Following shirt and medal presentations, the team were ready for the off and a route march to the nearby venue was led by coach, Charlie Storey. On arrival, the team wondered whether they had arrived at the right place, for there was a show going on in the hall, with ballet dancers and a whole series of baton twirlers which delayed the start by half an hour.
Finally, safely at their boards and with the gift bags of ceramic hot drink holders and wacky felt pens set to one side, the serious business could commence. There were a series of very good, long games and, back at the hotel, the coaches were left wondering what was going on as they twiddled their thumbs and blitzed against each other in nervous anticipation.

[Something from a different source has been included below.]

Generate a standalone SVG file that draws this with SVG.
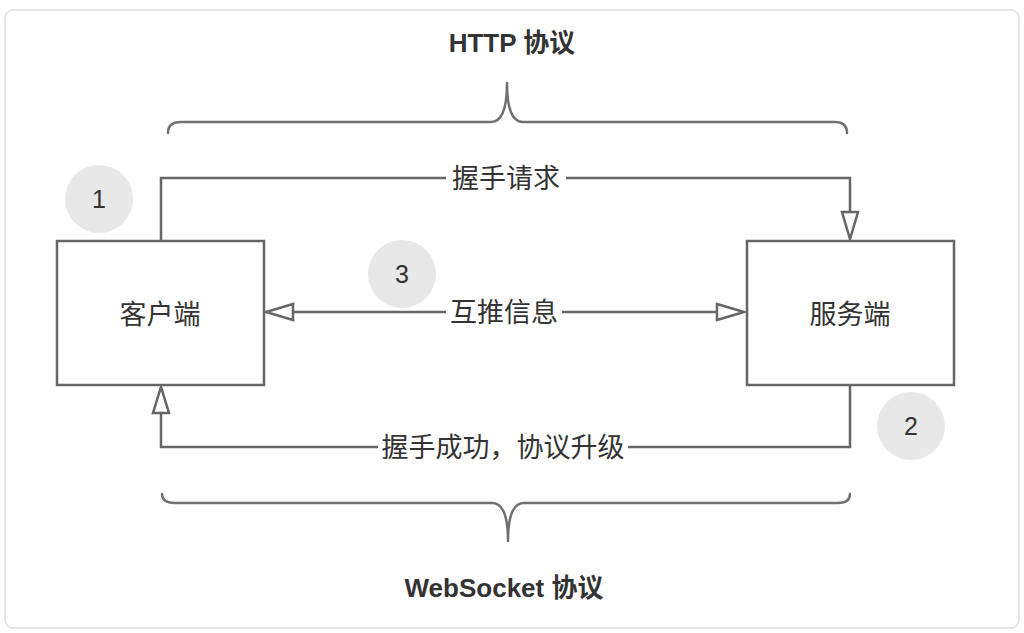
<svg xmlns="http://www.w3.org/2000/svg" width="1024" height="633" viewBox="0 0 1024 633">
  <defs>
    <style>
      .card { fill: #ffffff; stroke: #e6e6e6; stroke-width: 2; }
      .box { fill: #ffffff; stroke: #666666; stroke-width: 2.5; }
      .line { fill: none; stroke: #666666; stroke-width: 2.5; }
      .brace { fill: none; stroke: #707070; stroke-width: 2.5; stroke-linejoin: round; stroke-linecap: round; }
      .head { fill: #ffffff; stroke: #666666; stroke-width: 2.5; stroke-linejoin: miter; }
      .badge { fill: #e8e8e8; }
      .t { font-family: "Liberation Sans", "Noto Sans CJK SC", sans-serif; fill: #333333; text-anchor: middle; }
      .title { font-size: 26px; font-weight: bold; }
      .lbl { font-size: 27px; }
      .num { font-size: 25px; }
      .gap { fill: #ffffff; }
    </style>
  </defs>

  <rect class="card" x="5" y="10" width="1014" height="618" rx="8"/>

  <g id="http-label">
    <text class="t title" x="512" y="52">HTTP 协议</text>
    <path class="brace" d="M168,133 Q168,122 181,122 L491,122 Q507,122 507,83 Q507,122 523,122 L835,122 Q847,122 847,133"/>
  </g>

  <g id="websocket-label">
    <path class="brace" d="M162,494 Q162,503 175,503 L492,503 Q508,503 508,541 Q508,503 524,503 L838,503 Q850,503 850,494"/>
    <text class="t title" x="504" y="597">WebSocket 协议</text>
  </g>

  <g id="connectors">
    <!-- 1: handshake request -->
    <path class="line" d="M161,240 V178 H850 V212"/>
    <polygon class="head" points="842,212 858,212 850,239"/>
    <rect class="gap" x="446" y="164" width="120" height="28"/>
    <text class="t lbl" x="506" y="188">握手请求</text>

    <!-- 3: mutual push -->
    <path class="line" d="M293,312 H717"/>
    <polygon class="head" points="293,304 293,320 266,312"/>
    <polygon class="head" points="717,304 717,320 744,312"/>
    <rect class="gap" x="446" y="298" width="116" height="28"/>
    <text class="t lbl" x="504" y="322">互推信息</text>

    <!-- 2: handshake success -->
    <path class="line" d="M850,386 V447 H161 V413"/>
    <polygon class="head" points="153,413 169,413 161,387"/>
    <rect class="gap" x="378" y="433" width="250" height="28"/>
    <text class="t lbl" x="503" y="457">握手成功，协议升级</text>
  </g>

  <g id="client">
    <rect class="box" x="57" y="241" width="207" height="144"/>
    <text class="t lbl" x="160" y="324">客户端</text>
  </g>

  <g id="server">
    <rect class="box" x="747" y="241" width="207" height="144"/>
    <text class="t lbl" x="850" y="324">服务端</text>
  </g>

  <g id="badge-1">
    <circle class="badge" cx="99" cy="199" r="34"/>
    <text class="t num" x="99" y="208">1</text>
  </g>
  <g id="badge-2">
    <circle class="badge" cx="911" cy="426" r="34"/>
    <text class="t num" x="911" y="435">2</text>
  </g>
  <g id="badge-3">
    <circle class="badge" cx="402" cy="274" r="34"/>
    <text class="t num" x="402" y="283">3</text>
  </g>
</svg>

Keerthena and Dhruv made it a family double with two quick wins, Joe played a slightly wild game and won against Thomas Tichy. Samuel’s opponent was so scared, he didn’t even turn up! Tim Lewis was winning but unfortunately got caught in a trap. Several of the girls played excellent long games but were ground down in the end.
Meanwhile, Calum won against a 2170 rated player, catching him with the very last piece of prep he did before starting the game – a great win. Last of all, Aarnavh emerged victorious after four hours of great concentration – a very satisfying conclusion.
So, in summary, a positive start and there was a happy hum back at the post-game analysis centre with Charlie ‘The Sniper’ Storey holding court and treating the Slovanska Palace as if he was hustling in Washington Square Park … or maybe it was just Pontins.